The request: The listing below begins with the first line you should copy; stop after the line containing "var plotL = 86, plotR", and drop every picture.
** START Source data **
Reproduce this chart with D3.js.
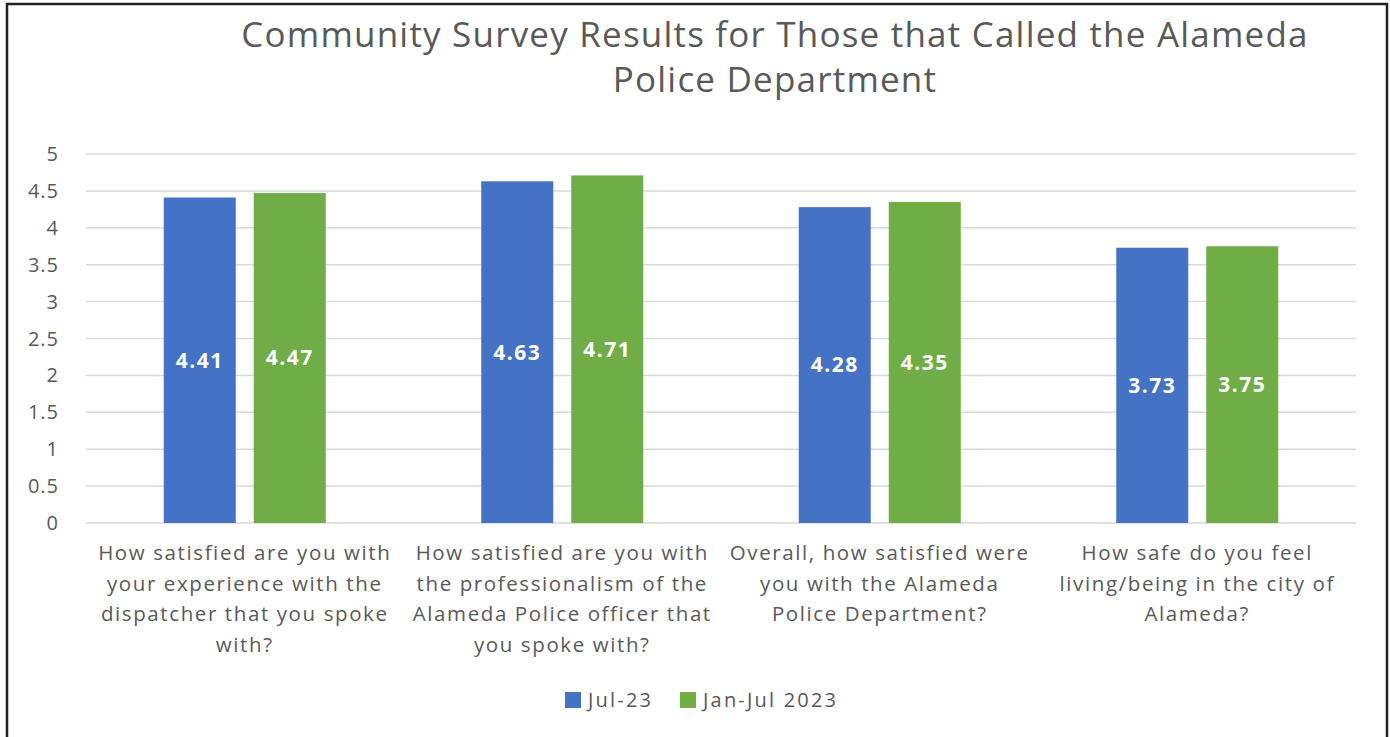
<!DOCTYPE html>
<html lang="en">
<head>
<meta charset="UTF-8">
<title>Community Survey Results</title>
<script src="https://d3js.org/d3.v7.min.js"></script>
<style>
  body { margin: 0; background: #fff; }
  svg { font-family: "Open Sans", sans-serif; }
</style>
</head>
<body>
<div id="chart"></div>
<script>
// data
var categories = [
  ["How satisfied are you with", "your experience with the", "dispatcher that you spoke", "with?"],
  ["How satisfied are you with", "the professionalism of the", "Alameda Police officer that", "you spoke with?"],
  ["Overall, how satisfied were", "you with the Alameda", "Police Department?"],
  ["How safe do you feel", "living/being in the city of", "Alameda?"]
];
var seriesNames = ["Jul-23", "Jan-Jul 2023"];
var jul23 = [4.41, 4.63, 4.28, 3.73];
var janJul2023 = [4.47, 4.71, 4.35, 3.75];
var yTicks = [0, 0.5, 1, 1.5, 2, 2.5, 3, 3.5, 4, 4.5, 5];
var titleLines = ["Community Survey Results for Those that Called the Alameda", "Police Department"];

var W = 1390, H = 737;
var colors = ["#4472C4", "#70AD47"];
var textCol = "#595959";

var svg = d3.select("#chart").append("svg")
  .attr("width", W).attr("height", H);

// outer frame
svg.append("rect")
  .attr("x", 7).attr("y", 4)
  .attr("width", 1380).attr("height", H + 20)
  .attr("fill", "#fff")
  .attr("stroke", "#222").attr("stroke-width", 2.5);

var plotL = 86, plotR = 1356, plotT = 154, plotB = 523;

var y = d3.scaleLinear().domain([0, 5]).range([plotB, plotT]);
var x0 = d3.scaleBand().domain(d3.range(categories.length)).range([plotL, plotR]);
var x1 = d3.scaleBand().domain([0, 1]).range([x0.bandwidth() / 2 - 81, x0.bandwidth() / 2 + 81]).paddingInner(0.2);

// title
svg.append("g").selectAll("text")
  .data(titleLines).join("text")
  .attr("x", 775)
  .attr("y", (d, i) => 47 + i * 45)
  .attr("text-anchor", "middle")
  .attr("fill", textCol)
  .attr("font-size", 35)
  .attr("letter-spacing", 1.2)
  .text(d => d);

// grid
svg.append("g").selectAll("line")
  .data(yTicks).join("line")
  .attr("x1", plotL).attr("x2", plotR)
  .attr("y1", d => y(d)).attr("y2", d => y(d))
  .attr("stroke", "#d9d9d9").attr("stroke-width", 1.5);

// y tick labels
svg.append("g").selectAll("text")
  .data(yTicks).join("text")
  .attr("x", 59)
  .attr("y", d => y(d))
  .attr("dy", "0.35em")
  .attr("text-anchor", "end")
  .attr("fill", textCol)
  .attr("font-size", 20)
  .attr("letter-spacing", 1)
  .text(d => d);

// bars
var series = [jul23, janJul2023];
var groups = svg.append("g").selectAll("g")
  .data(series).join("g")
  .attr("fill", (d, i) => colors[i]);

groups.each(function(vals, si) {
  var g = d3.select(this);
  g.selectAll("rect")
    .data(vals).join("rect")
    .attr("x", (d, ci) => x0(ci) + x1(si))
    .attr("y", d => y(d))
    .attr("width", x1.bandwidth())
    .attr("height", d => y(0) - y(d));
  g.selectAll("text")
    .data(vals).join("text")
    .attr("x", (d, ci) => x0(ci) + x1(si) + x1.bandwidth() / 2)
    .attr("y", d => y(d / 2))
    .attr("dy", "0.35em")
    .attr("text-anchor", "middle")
    .attr("fill", "#fff")
    .attr("font-size", 21)
    .attr("font-weight", "bold")
    .attr("letter-spacing", 1.5)
    .text(d => d.toFixed(2));
});

// category labels
var cat = svg.append("g").selectAll("text")
  .data(categories).join("text")
  .attr("x", (d, i) => x0(i) + x0.bandwidth() / 2)
  .attr("text-anchor", "middle")
  .attr("fill", textCol)
  .attr("font-size", 20.5)
  .attr("letter-spacing", 1.6);
cat.selectAll("tspan")
  .data(d => d).join("tspan")
  .attr("x", function() { return this.parentNode.getAttribute("x"); })
  .attr("y", (d, i) => 560 + i * 30.7)
  .text(d => d);

// legend
var legend = svg.append("g").selectAll("g")
  .data(seriesNames).join("g")
  .attr("transform", (d, i) => `translate(${i === 0 ? 565 : 680},692)`);
legend.append("rect")
  .attr("width", 16).attr("height", 16)
  .attr("fill", (d, i) => colors[i]);
legend.append("text")
  .attr("x", 23).attr("y", 8).attr("dy", "0.36em")
  .attr("fill", textCol)
  .attr("font-size", 20)
  .attr("letter-spacing", 2.2)
  .text(d => d);
</script>
</body>
</html>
** END Source data **
Answer to the exercise:
Reproduce this chart with D3.js.
<!DOCTYPE html>
<html lang="en">
<head>
<meta charset="UTF-8">
<title>Community Survey Results</title>
<script src="https://d3js.org/d3.v7.min.js"></script>
<style>
  body { margin: 0; background: #fff; }
  svg { font-family: "Open Sans", sans-serif; }
</style>
</head>
<body>
<div id="chart"></div>
<script>
// data
var categories = [
  ["How satisfied are you with", "your experience with the", "dispatcher that you spoke", "with?"],
  ["How satisfied are you with", "the professionalism of the", "Alameda Police officer that", "you spoke with?"],
  ["Overall, how satisfied were", "you with the Alameda", "Police Department?"],
  ["How safe do you feel", "living/being in the city of", "Alameda?"]
];
var seriesNames = ["Jul-23", "Jan-Jul 2023"];
var jul23 = [4.41, 4.63, 4.28, 3.73];
var janJul2023 = [4.47, 4.71, 4.35, 3.75];
var yTicks = [0, 0.5, 1, 1.5, 2, 2.5, 3, 3.5, 4, 4.5, 5];
var titleLines = ["Community Survey Results for Those that Called the Alameda", "Police Department"];

var W = 1390, H = 737;
var colors = ["#4472C4", "#70AD47"];
var textCol = "#595959";

var svg = d3.select("#chart").append("svg")
  .attr("width", W).attr("height", H);

// outer frame
svg.append("rect")
  .attr("x", 7).attr("y", 4)
  .attr("width", 1380).attr("height", H + 20)
  .attr("fill", "#fff")
  .attr("stroke", "#222").attr("stroke-width", 2.5);

var plotL = 86, plotR = 1356, plotT = 154, plotB = 523;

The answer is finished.